The filing states the dispositions were made under the Merger Agreement and that Mr. Weinberg is deemed to directly own shares held by The David Weinberg Trust dated September 7, 2000, of which he is sole beneficiary and trustee.
- Merger consideration specified at $63.00 per share, providing a clear, disclosed cash price for exchanged securities
- Transactions are tied to a disclosed Merger Agreement, indicating the disposals were contractual and part of an approved corporate transaction
- Reporting person no longer holds the cancelled Class A shares after the transactions, reducing insider ownership in this class
- Substantial number of shares (292,899 total) were disposed of/cancelled, which is a material change in beneficial ownership by an officer/director
Insights
TL;DR: Director exchanged holdings under merger terms; ownership change appears contractual, not a voluntary open-market sale.

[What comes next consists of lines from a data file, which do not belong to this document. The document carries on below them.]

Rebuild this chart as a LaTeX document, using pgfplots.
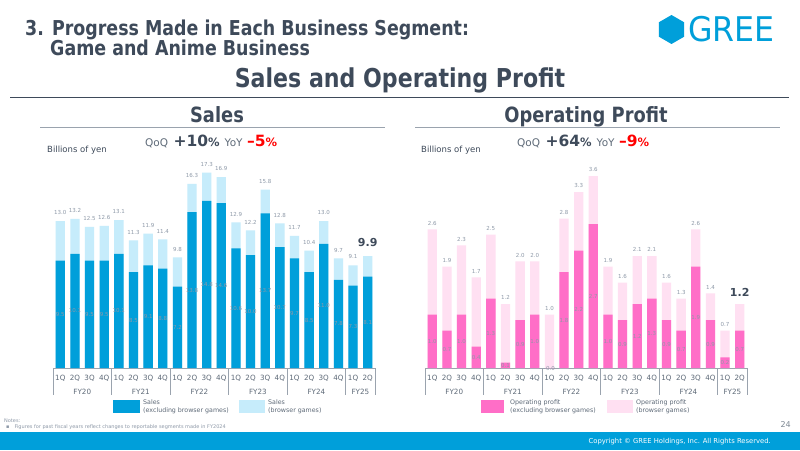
\documentclass[border=0pt]{standalone}
\usepackage{fontspec}
\setmainfont{DejaVu Sans}
\newfontfamily\titlefont[FakeStretch=0.85]{DejaVu Sans}
\usepackage{pgfplots}
\usepackage{pgfplotstable}
\pgfplotsset{compat=1.18}
\definecolor{slate}{HTML}{3E4A5A}
\definecolor{lblgrey}{HTML}{8E99A8}
\definecolor{tickgrey}{HTML}{5E6A78}
\definecolor{gblue}{HTML}{009FDA}
\definecolor{lblue}{HTML}{C6ECFB}
\definecolor{gpink}{HTML}{FF6EC7}
\definecolor{lpink}{HTML}{FFE0F2}
\definecolor{rulegrey}{HTML}{9AA3AE}

\pgfplotstableread{
i tot ex
0 13.0 9.5
1 13.2 10.1
2 12.5 9.5
3 12.6 9.5
4 13.1 10.1
5 11.3 8.5
6 11.9 9.1
7 11.4 8.8
8 9.8 7.2
9 16.3 13.8
10 17.3 14.8
11 16.9 14.6
12 12.9 10.6
13 12.2 10.0
14 15.8 13.7
15 12.8 10.7
16 11.7 9.7
17 10.4 8.5
18 13.0 11.0
19 9.7 7.8
20 9.1 7.3
21 9.9 8.1
}\salesdata

\pgfplotstableread{
i tot ex
0 2.6 1.0
1 1.9 0.7
2 2.3 1.0
3 1.7 0.4
4 2.5 1.3
5 1.2 0.1
6 2.0 0.9
7 2.0 1.0
8 1.0 -0.0
9 2.8 1.8
10 3.3 2.2
11 3.6 2.7
12 1.9 1.0
13 1.6 0.9
14 2.1 1.2
15 2.1 1.3
16 1.6 0.9
17 1.3 0.7
18 2.6 1.9
19 1.4 0.9
20 0.7 0.2
21 1.2 0.7
}\opdata

\pgfplotsset{
  gaxis/.style={
    anchor=south west, scale only axis, width=322pt,
    xmin=-0.5, xmax=21.5, ymin=0,
    axis x line*=bottom, axis y line=none,
    x axis line style={-, draw=rulegrey, line width=0.8pt},
    xtick={0,...,21},
    xticklabels={1Q,2Q,3Q,4Q,1Q,2Q,3Q,4Q,1Q,2Q,3Q,4Q,1Q,2Q,3Q,4Q,1Q,2Q,3Q,4Q,1Q,2Q},
    major tick length=0pt, ytick=\empty,
    xticklabel style={font=\fontsize{7.2}{7.2}\selectfont, text=tickgrey, inner sep=0pt, anchor=north, yshift=-7pt},
    clip=false,
  },
  toplbl/.style={draw=none, mark=none, nodes near coords, point meta=explicit symbolic,
    every node near coord/.style={font=\fontsize{5.5}{5.5}\selectfont, text=lblgrey, anchor=south, inner sep=0pt, yshift=#1}},
  midlbl/.style={draw=none, mark=none, nodes near coords, point meta=explicit symbolic,
    every node near coord/.style={font=\fontsize{5.5}{5.5}\selectfont, text=lblgrey, anchor=center, inner sep=0pt}},
  biglbl/.style={draw=none, mark=none, nodes near coords, point meta=explicit symbolic,
    every node near coord/.style={font=\bfseries\fontsize{11}{11}\selectfont, text=slate, anchor=south, inner sep=0pt, yshift=#1}},
}

\newcommand\yearbox{%
  \pgfplotsinvokeforeach{-0.5,3.5,7.5,11.5,15.5,19.5,21.5}{\draw[rulegrey, line width=0.8pt] (axis cs:##1,0) -- ++(0pt,-27pt);}
  \foreach \p/\t in {1.5/FY20,5.5/FY21,9.5/FY22,13.5/FY23,17.5/FY24,20.5/FY25}{%
    \edef\tmp{\noexpand\node[font=\noexpand\fontsize{7.2}{7.2}\noexpand\selectfont, text=tickgrey, inner sep=0pt] at (axis cs:\p,0) [yshift=-24pt] {\t};}\tmp}%
}

\newcommand\qoq[2]{{\color{tickgrey}\fontsize{10.5}{12}\selectfont QoQ}\hspace{5.5pt}{\bfseries\color{slate}\fontsize{15.5}{17}\selectfont #1{\fontsize{11.5}{12}\selectfont\%}}\hspace{5pt}{\color{tickgrey}\fontsize{10.5}{12}\selectfont YoY}\hspace{4.5pt}{\bfseries\color{red}\fontsize{15.5}{17}\selectfont –#2{\fontsize{11.5}{12}\selectfont\%}}}

\begin{document}
\begin{tikzpicture}
\useasboundingbox (0pt,0pt) rectangle (800pt,450pt);
\begin{scope}[x=1pt,y=1pt]
\fill[white] (0,0) rectangle (800,450);

% header
\node[anchor=base west, inner sep=0pt, text=slate, font=\titlefont\bfseries\fontsize{20.5}{20.5}\selectfont] at (25,414) {3. Progress Made in Each Business Segment:};
\node[anchor=base west, inner sep=0pt, text=slate, font=\titlefont\bfseries\fontsize{20.5}{20.5}\selectfont] at (50,394) {Game and Anime Business};
\node[anchor=base, inner sep=0pt, text=slate, font=\titlefont\bfseries\fontsize{26}{26}\selectfont] at (400,362) {Sales and Operating Profit};
\draw[slate, line width=0.9pt] (10,353) -- (789,353);

% logo
\fill[gblue] (671.5,420.5) +(90:14.5) -- +(150:14.5) -- +(210:14.5) -- +(270:14.5) -- +(330:14.5) -- +(30:14.5) -- cycle;
\node[anchor=west, inner sep=0pt, text=gblue, font=\fontsize{34}{34}\selectfont, xscale=0.93] at (688,420.5) {GREE};

% subtitles
\node[anchor=base, inner sep=0pt, text=slate, font=\titlefont\bfseries\fontsize{21}{21}\selectfont] at (217,327) {Sales};
\draw[rulegrey, line width=1.3pt] (40,322.5) -- (385,322.5);
\node[anchor=base, inner sep=0pt, text=slate, font=\titlefont\bfseries\fontsize{21}{21}\selectfont] at (586,327) {Operating Profit};
\draw[rulegrey, line width=1.3pt] (415,322.5) -- (780,322.5);

\node[anchor=west, inner sep=0pt, text=slate, font=\fontsize{8.5}{8.5}\selectfont] at (47,300) {Billions of yen};
\node[anchor=west, inner sep=0pt, text=slate, font=\fontsize{8.5}{8.5}\selectfont] at (421,300) {Billions of yen};

\node[anchor=base west, inner sep=0pt] at (145,303) {\qoq{+10}{5}};
\node[anchor=base west, inner sep=0pt] at (517,303) {\qoq{+64}{9}};

% legends
\fill[gblue] (113,37) rectangle (140,50);
\node[anchor=north west, inner sep=0pt, align=left, text=tickgrey, font=\fontsize{6.3}{8}\selectfont] at (143,50.5) {Sales\\(excluding browser games)};
\fill[lblue] (239,37) rectangle (265,50);
\node[anchor=north west, inner sep=0pt, align=left, text=tickgrey, font=\fontsize{6.3}{8}\selectfont] at (268,50.5) {Sales\\(browser games)};
\fill[gpink] (481,37) rectangle (504,50);
\node[anchor=north west, inner sep=0pt, align=left, text=tickgrey, font=\fontsize{6.3}{8}\selectfont] at (510,50.5) {Operating profit\\(excluding browser games)};
\fill[lpink] (607,37) rectangle (633,50);
\node[anchor=north west, inner sep=0pt, align=left, text=tickgrey, font=\fontsize{6.3}{8}\selectfont] at (636,50.5) {Operating profit\\(browser games)};

% notes
\node[anchor=west, inner sep=0pt, text=lblgrey, font=\fontsize{5}{5}\selectfont] at (4,29) {Notes:};
\node[anchor=west, inner sep=0pt, text=lblgrey, font=\fontsize{5}{5}\selectfont] at (6,22.5) {▪\hspace{5pt}Figures for past fiscal years reflect changes to reportable segments made in FY2024};

% footer
\fill[gblue] (0,0) rectangle (800,18);
\node[anchor=east, inner sep=0pt, text=white, font=\fontsize{6.8}{7}\selectfont] at (771,8.5) {Copyright © GREE Holdings, Inc. All Rights Reserved.};
\node[anchor=east, inner sep=0pt, text=tickgrey!80, font=\fontsize{8}{8}\selectfont] at (791,25) {24};
\end{scope}

% Sales chart
\begin{axis}[gaxis, at={(53pt,82pt)}, height=214.5pt, ymax=19]
\addplot[ybar, bar width=9.3pt, bar shift=0pt, fill=lblue, draw=none] table[x=i,y=tot]{\salesdata};
\addplot[ybar, bar width=9.3pt, bar shift=0pt, fill=gblue, draw=none] table[x=i,y=ex]{\salesdata};
\addplot[toplbl=6pt, skip coords between index={21}{22}] table[x=i,y=tot,meta=tot]{\salesdata};
\addplot[midlbl] table[x=i,y expr=\thisrow{ex}/2,meta=ex]{\salesdata};
\addplot[biglbl=9pt, skip coords between index={0}{21}] table[x=i,y=tot,meta=tot]{\salesdata};
\yearbox
\end{axis}

% Operating profit chart
\begin{axis}[gaxis, at={(425pt,82pt)}, height=213.33pt, ymax=4]
\addplot[ybar, bar width=9.3pt, bar shift=0pt, fill=lpink, draw=none] table[x=i,y=tot]{\opdata};
\addplot[ybar, bar width=9.3pt, bar shift=0pt, fill=gpink, draw=none] table[x=i,y=ex]{\opdata};
\addplot[toplbl=4pt, skip coords between index={21}{22}] table[x=i,y=tot,meta=tot]{\opdata};
\addplot[midlbl] table[x=i,y expr=\thisrow{ex}/2,meta=ex]{\opdata};
\addplot[biglbl=7pt, skip coords between index={0}{21}] table[x=i,y=tot,meta=tot]{\opdata};
\yearbox
\end{axis}
\end{tikzpicture}
\end{document}
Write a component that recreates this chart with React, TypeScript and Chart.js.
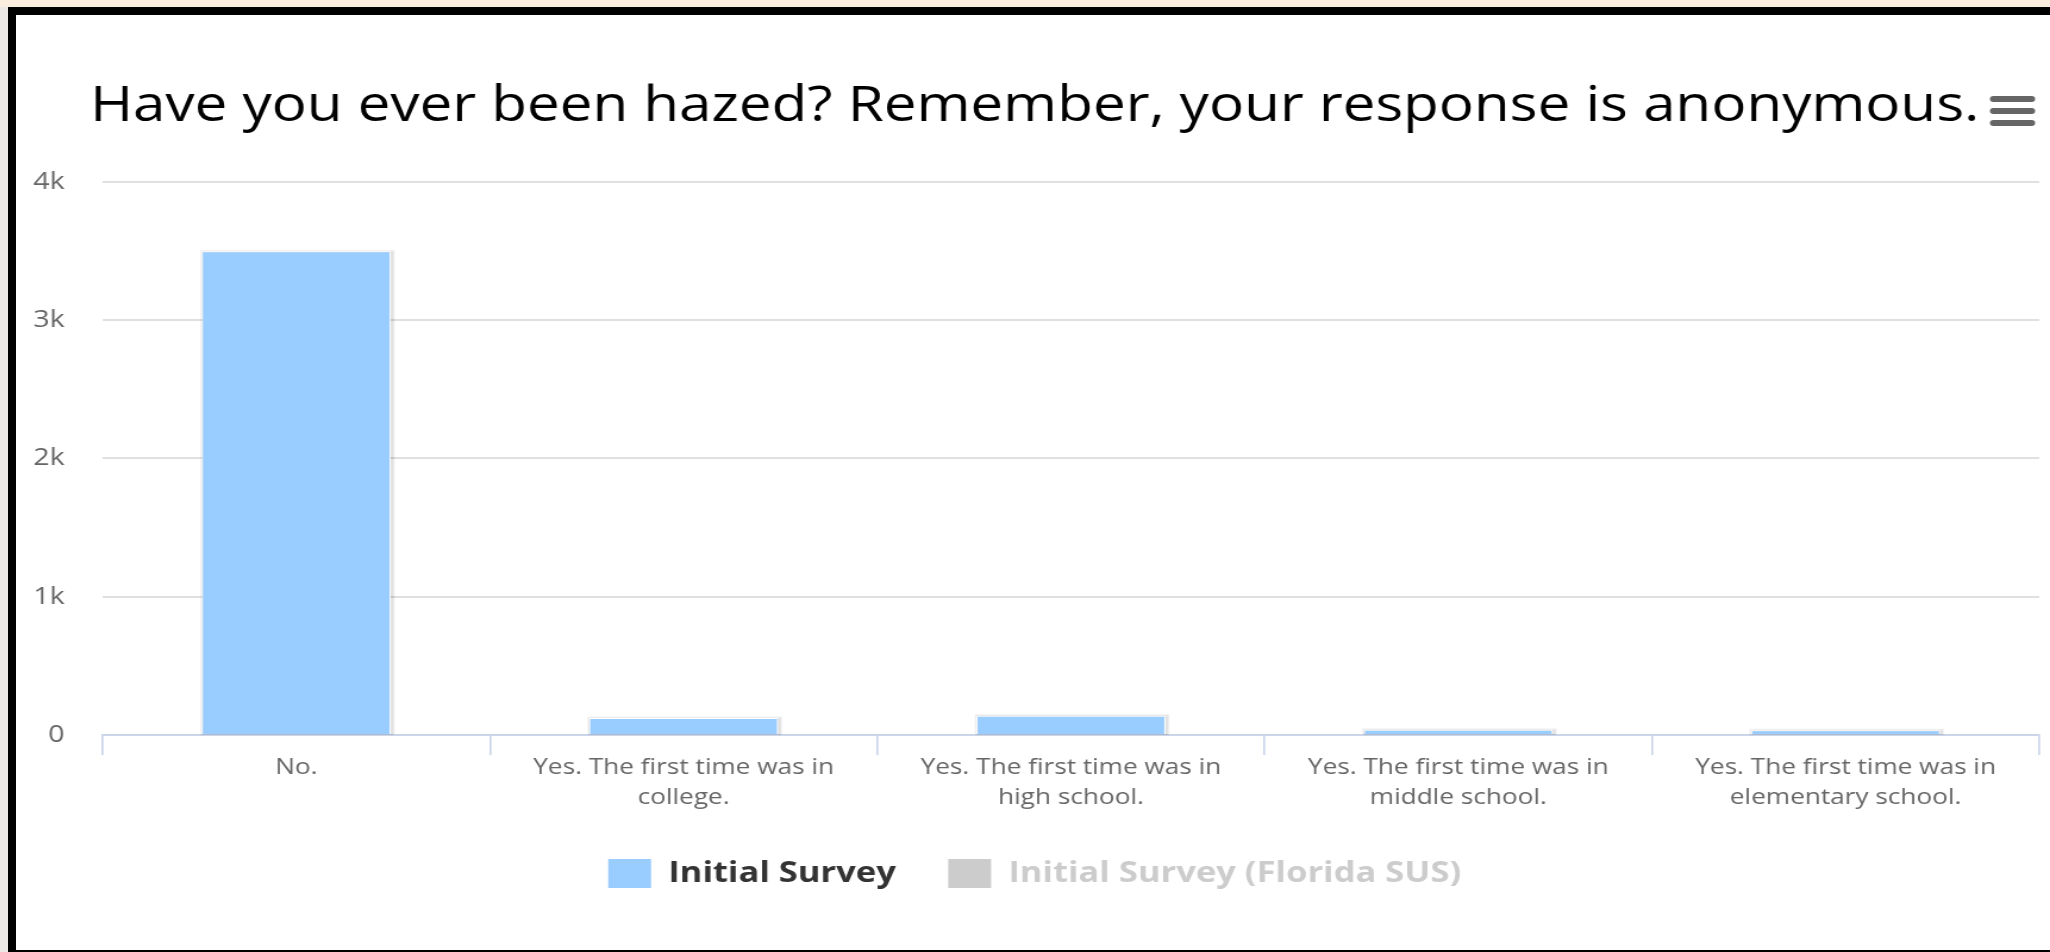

The Form 4 discloses that Mr. Weinberg's Class A shares, including unvested awards and RSU-underlying shares, were cancelled and exchanged under the Merger Agreement dated May 2, 2025. From a governance perspective, the filing documents a transaction tied to a corporate action rather than a trading decision, and it clarifies beneficial ownership through a family trust. The filing provides clear linkage to the Schedule 14C disclosure referenced.
TL;DR: Share cancellations reflect merger consideration mechanics: cash-out at $63 per share for certain unvested equity.
The disclosure shows two related disposals on 09/12/2025 that resulted from the Merger Agreement with Beach Acquisition Co Parent, LLC, with specified cash merger consideration of $63.00 per share for unvested shares and RSU-underlying shares. The transactions are described as exchanges under merger terms and an election by the reporting person for treatment of certain shares. The filing aligns with standard merger consideration processes.